Targeting Interventions
ROVI also provides precision training diagnostics. For example:
• Low OIQ / High ROVI: Creative and AI-literacy training.
• High OIQ / Low ROVI: Leadership or workflow redesign.
• High OIQ / High ROVI: Leverage as transformation ambassadors.
Figure 7. Targeting Interventions

Culture Change
The Hupchecker and the Hupside framework allow leadership to engage individuals in a shared exercise of transformation. There is no “wrong answer” to an assessment of individual OI—it is an essential part of human behavior—it differs only in how it is exercised by the individual. Moreover, the message that AI is best used as an adjunct to individual originality not as a substitute allows for the adoption of AI to move from an “either/or” conversation to an “and” conversation. Allowing individuals to participate in the assessment and provide feedback on their perceptions of their autonomy further reinforces a sense of participation and individual empowerment. This can mitigate internal resistance to AI adoption that is currently framed by a fear of obsolescence. Hupside reframes the discussion: data proves where OI creates distinctiveness, and application of its results allows for roles and individuals to match and to maximize the benefits of AI.

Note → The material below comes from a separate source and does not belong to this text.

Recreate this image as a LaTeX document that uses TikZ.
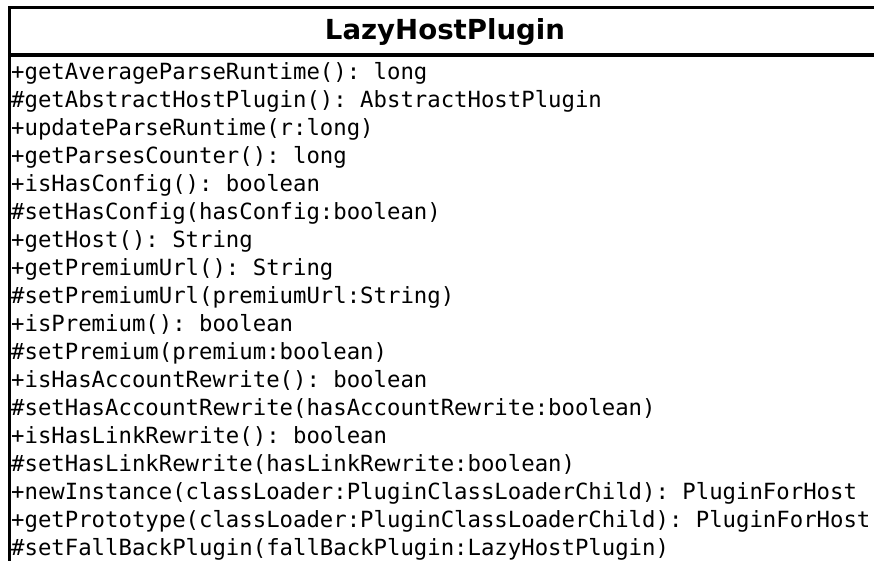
\documentclass[tikz,border=0pt]{standalone}
\usepackage{fontspec}
\setmainfont{DejaVu Sans}
\setmonofont{DejaVu Sans Mono}
\begin{document}
\begin{tikzpicture}[x=1pt,y=-1pt,
  member/.style={anchor=base west, inner sep=0pt,
    font=\ttfamily\fontsize{22.3}{28}\selectfont},
  classname/.style={anchor=base, inner sep=0pt,
    font=\bfseries\fontsize{27.6}{33}\selectfont},
  frame/.style={line width=3pt, line cap=butt}]
\useasboundingbox (0,0) rectangle (874,561);
\fill[white] (0,0) rectangle (874,561);
\begin{scope}
\clip (0,0) rectangle (874,561);
% class box: outline and compartment separator run past the page edge
\draw[frame] (9.5,600) -- (9.5,7.5) -- (900,7.5);
\draw[frame, line width=3.5pt] (9.5,55) -- (900,55);
\end{scope}
\node[classname] (name) at (445,40) {LazyHostPlugin};
\foreach \t [count=\i] in {
  +getAverageParseRuntime(): long,
  \#getAbstractHostPlugin(): AbstractHostPlugin,
  +updateParseRuntime(r:long),
  +getParsesCounter(): long,
  +isHasConfig(): boolean,
  \#setHasConfig(hasConfig:boolean),
  +getHost(): String,
  +getPremiumUrl(): String,
  \#setPremiumUrl(premiumUrl:String),
  +isPremium(): boolean,
  \#setPremium(premium:boolean),
  +isHasAccountRewrite(): boolean,
  \#setHasAccountRewrite(hasAccountRewrite:boolean),
  +isHasLinkRewrite(): boolean,
  \#setHasLinkRewrite(hasLinkRewrite:boolean),
  +newInstance(classLoader:PluginClassLoaderChild): PluginForHost,
  +getPrototype(classLoader:PluginClassLoaderChild): PluginForHost,
  \#setFallBackPlugin(fallBackPlugin:LazyHostPlugin)}
  \node[member] (m\i) at (11,{79.5+(\i-1)*28}) {\t};
\end{tikzpicture}
\end{document}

AI delivers scale. Humans deliver distinction. ROVI ensures efficiency gains don’t come at the cost of creativity, making hybrid intelligence the foundation for sustainable transformation.
Sustaining AI Transformation Impact
Because there are proven cognitive risks to overreliance on AI, and also because the capabilities of AI continue to increase, continued measurement of OIQ and ROVI will allow an organization to keep pace. Some recommended metrics include ongoing measurement of:
• Improvement in ROVI and OIQ scores.
• Higher ROVI correlation with innovation KPIs
• Reduced homogenization in AI-assisted output reflected in maintenance of OIQ scores after deployment.
• Changes in OIQ or ROVI after introduction of new AI tools.

Conclusion
AI standardizes what is known; originality generates what is new. By embedding Hupside into workforce analytics, leaders can identify where originality fuels value and where it is constrained. These metrics transform originality from intuition into evidence—making human creativity measurable, improvable, and indispensable in the AI era. The integration of OIQ, OIQ Types and ROVI transforms the measurement of originality from a static trait into a dynamic management variable—allowing organizations to design AI transformation around the people who expand the idea space and create lasting differentiation.